╭──
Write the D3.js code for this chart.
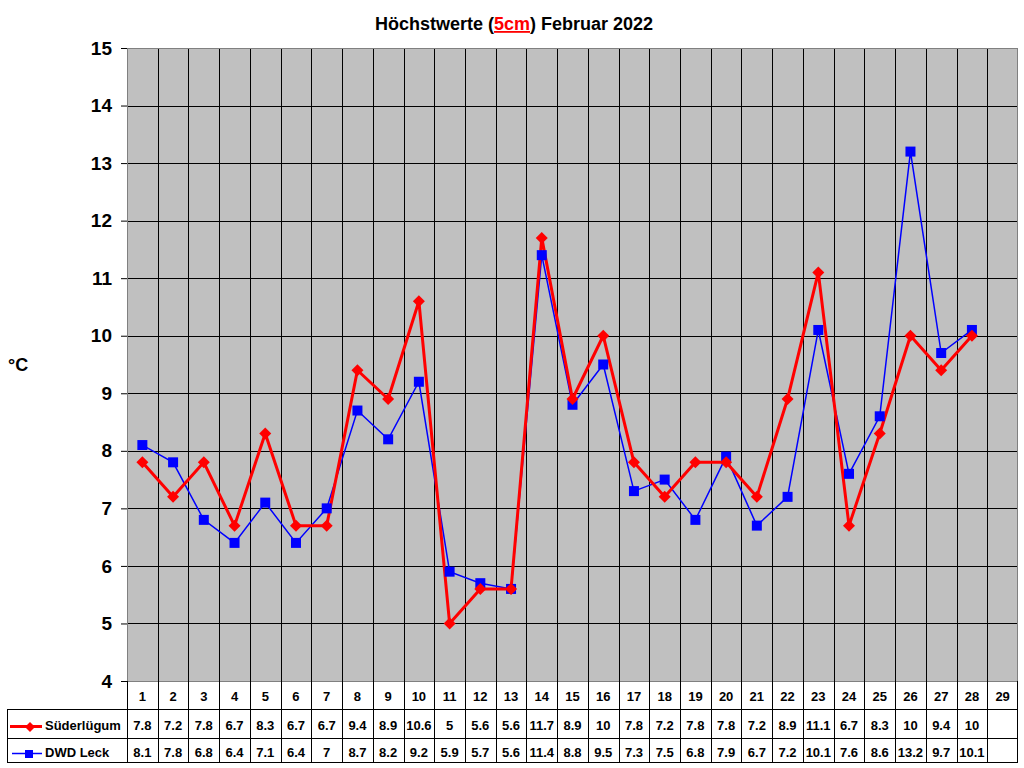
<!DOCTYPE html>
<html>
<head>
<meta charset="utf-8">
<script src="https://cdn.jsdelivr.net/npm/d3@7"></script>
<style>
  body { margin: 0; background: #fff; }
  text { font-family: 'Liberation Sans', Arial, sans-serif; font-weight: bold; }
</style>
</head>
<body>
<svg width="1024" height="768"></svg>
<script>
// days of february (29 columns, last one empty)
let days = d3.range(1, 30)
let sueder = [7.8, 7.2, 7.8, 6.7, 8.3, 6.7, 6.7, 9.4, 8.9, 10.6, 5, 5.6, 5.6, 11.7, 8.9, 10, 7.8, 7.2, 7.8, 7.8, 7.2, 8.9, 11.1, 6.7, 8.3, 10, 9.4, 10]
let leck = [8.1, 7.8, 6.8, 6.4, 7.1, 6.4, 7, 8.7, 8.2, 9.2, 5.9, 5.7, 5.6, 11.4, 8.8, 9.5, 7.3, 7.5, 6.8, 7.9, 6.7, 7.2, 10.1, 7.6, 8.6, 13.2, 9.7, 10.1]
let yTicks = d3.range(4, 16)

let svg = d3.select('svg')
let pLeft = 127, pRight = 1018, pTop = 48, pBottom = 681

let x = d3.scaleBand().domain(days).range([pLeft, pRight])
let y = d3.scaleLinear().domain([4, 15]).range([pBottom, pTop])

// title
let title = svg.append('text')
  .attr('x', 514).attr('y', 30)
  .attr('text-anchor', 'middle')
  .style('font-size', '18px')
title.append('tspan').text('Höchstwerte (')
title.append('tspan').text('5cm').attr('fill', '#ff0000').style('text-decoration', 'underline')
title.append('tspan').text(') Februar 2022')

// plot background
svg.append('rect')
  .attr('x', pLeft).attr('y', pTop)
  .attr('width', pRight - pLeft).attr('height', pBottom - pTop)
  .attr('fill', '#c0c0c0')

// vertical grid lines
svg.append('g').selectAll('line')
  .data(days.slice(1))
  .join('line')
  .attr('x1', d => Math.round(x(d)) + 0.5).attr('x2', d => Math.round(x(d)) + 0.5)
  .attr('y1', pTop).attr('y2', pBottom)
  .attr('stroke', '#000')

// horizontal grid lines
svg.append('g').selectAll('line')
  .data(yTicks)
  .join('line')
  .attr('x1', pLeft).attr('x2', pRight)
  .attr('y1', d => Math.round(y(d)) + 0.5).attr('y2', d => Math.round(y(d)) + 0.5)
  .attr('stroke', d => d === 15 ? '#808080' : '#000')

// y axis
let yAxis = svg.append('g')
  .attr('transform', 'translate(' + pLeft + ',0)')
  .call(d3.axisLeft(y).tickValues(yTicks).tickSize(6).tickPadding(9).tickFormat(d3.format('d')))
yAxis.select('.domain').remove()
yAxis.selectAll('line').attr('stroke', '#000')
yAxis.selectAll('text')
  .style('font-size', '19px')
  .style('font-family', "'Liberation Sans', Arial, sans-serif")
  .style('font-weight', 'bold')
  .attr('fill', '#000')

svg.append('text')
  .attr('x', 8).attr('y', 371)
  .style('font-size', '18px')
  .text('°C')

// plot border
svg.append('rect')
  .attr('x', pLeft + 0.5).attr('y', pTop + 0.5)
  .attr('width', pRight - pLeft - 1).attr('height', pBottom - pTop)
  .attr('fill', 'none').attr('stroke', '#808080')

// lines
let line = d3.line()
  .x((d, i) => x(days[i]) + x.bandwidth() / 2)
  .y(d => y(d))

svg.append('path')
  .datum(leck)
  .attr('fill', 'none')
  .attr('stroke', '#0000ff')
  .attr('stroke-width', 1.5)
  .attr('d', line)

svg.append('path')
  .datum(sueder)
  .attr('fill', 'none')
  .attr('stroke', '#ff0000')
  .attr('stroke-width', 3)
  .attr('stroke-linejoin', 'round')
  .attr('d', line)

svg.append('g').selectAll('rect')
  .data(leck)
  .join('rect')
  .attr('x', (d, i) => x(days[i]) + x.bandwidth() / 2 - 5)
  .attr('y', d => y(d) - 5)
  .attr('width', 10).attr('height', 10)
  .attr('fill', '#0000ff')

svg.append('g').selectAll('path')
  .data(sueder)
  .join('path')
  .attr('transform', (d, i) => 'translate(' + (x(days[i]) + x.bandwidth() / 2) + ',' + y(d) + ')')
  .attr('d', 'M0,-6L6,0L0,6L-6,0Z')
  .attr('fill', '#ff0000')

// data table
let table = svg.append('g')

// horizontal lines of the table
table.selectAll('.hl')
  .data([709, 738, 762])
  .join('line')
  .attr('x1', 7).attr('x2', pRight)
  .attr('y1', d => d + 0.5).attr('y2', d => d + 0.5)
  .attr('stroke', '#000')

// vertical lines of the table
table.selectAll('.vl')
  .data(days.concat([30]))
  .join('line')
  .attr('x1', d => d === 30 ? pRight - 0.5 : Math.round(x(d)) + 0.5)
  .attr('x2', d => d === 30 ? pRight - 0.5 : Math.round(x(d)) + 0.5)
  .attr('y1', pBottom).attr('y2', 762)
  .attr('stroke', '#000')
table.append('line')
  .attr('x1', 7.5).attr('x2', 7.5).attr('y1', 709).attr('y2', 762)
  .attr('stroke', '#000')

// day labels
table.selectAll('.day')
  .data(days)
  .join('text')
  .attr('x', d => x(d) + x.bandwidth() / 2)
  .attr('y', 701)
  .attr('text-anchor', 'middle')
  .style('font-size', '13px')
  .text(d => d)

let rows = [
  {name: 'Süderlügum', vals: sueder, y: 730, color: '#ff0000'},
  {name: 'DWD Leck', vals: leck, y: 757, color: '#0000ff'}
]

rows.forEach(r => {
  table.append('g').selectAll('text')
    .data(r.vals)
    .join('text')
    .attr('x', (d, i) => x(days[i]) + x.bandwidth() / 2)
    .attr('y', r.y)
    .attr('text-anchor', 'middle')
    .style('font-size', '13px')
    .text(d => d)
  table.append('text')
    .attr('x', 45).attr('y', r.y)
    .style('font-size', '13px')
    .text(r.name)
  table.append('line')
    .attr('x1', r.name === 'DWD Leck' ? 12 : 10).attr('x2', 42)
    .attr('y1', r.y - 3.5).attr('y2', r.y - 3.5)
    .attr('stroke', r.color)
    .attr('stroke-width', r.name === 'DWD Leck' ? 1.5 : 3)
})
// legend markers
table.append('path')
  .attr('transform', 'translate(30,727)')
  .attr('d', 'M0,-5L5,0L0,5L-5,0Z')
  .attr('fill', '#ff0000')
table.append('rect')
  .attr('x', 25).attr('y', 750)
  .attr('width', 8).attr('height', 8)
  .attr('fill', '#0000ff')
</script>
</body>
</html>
╰──
:: YOUR TASK ::
Repeat the lines exactly as they stand, from the opening line of the data through the line with "title.append('tspan').text(') Februar 2022')". Pictures stay out of the copy.

:: EXERCISE RESULT ::
Write the D3.js code for this chart.
<!DOCTYPE html>
<html>
<head>
<meta charset="utf-8">
<script src="https://cdn.jsdelivr.net/npm/d3@7"></script>
<style>
  body { margin: 0; background: #fff; }
  text { font-family: 'Liberation Sans', Arial, sans-serif; font-weight: bold; }
</style>
</head>
<body>
<svg width="1024" height="768"></svg>
<script>
// days of february (29 columns, last one empty)
let days = d3.range(1, 30)
let sueder = [7.8, 7.2, 7.8, 6.7, 8.3, 6.7, 6.7, 9.4, 8.9, 10.6, 5, 5.6, 5.6, 11.7, 8.9, 10, 7.8, 7.2, 7.8, 7.8, 7.2, 8.9, 11.1, 6.7, 8.3, 10, 9.4, 10]
let leck = [8.1, 7.8, 6.8, 6.4, 7.1, 6.4, 7, 8.7, 8.2, 9.2, 5.9, 5.7, 5.6, 11.4, 8.8, 9.5, 7.3, 7.5, 6.8, 7.9, 6.7, 7.2, 10.1, 7.6, 8.6, 13.2, 9.7, 10.1]
let yTicks = d3.range(4, 16)

let svg = d3.select('svg')
let pLeft = 127, pRight = 1018, pTop = 48, pBottom = 681

let x = d3.scaleBand().domain(days).range([pLeft, pRight])
let y = d3.scaleLinear().domain([4, 15]).range([pBottom, pTop])

// title
let title = svg.append('text')
  .attr('x', 514).attr('y', 30)
  .attr('text-anchor', 'middle')
  .style('font-size', '18px')
title.append('tspan').text('Höchstwerte (')
title.append('tspan').text('5cm').attr('fill', '#ff0000').style('text-decoration', 'underline')
title.append('tspan').text(') Februar 2022')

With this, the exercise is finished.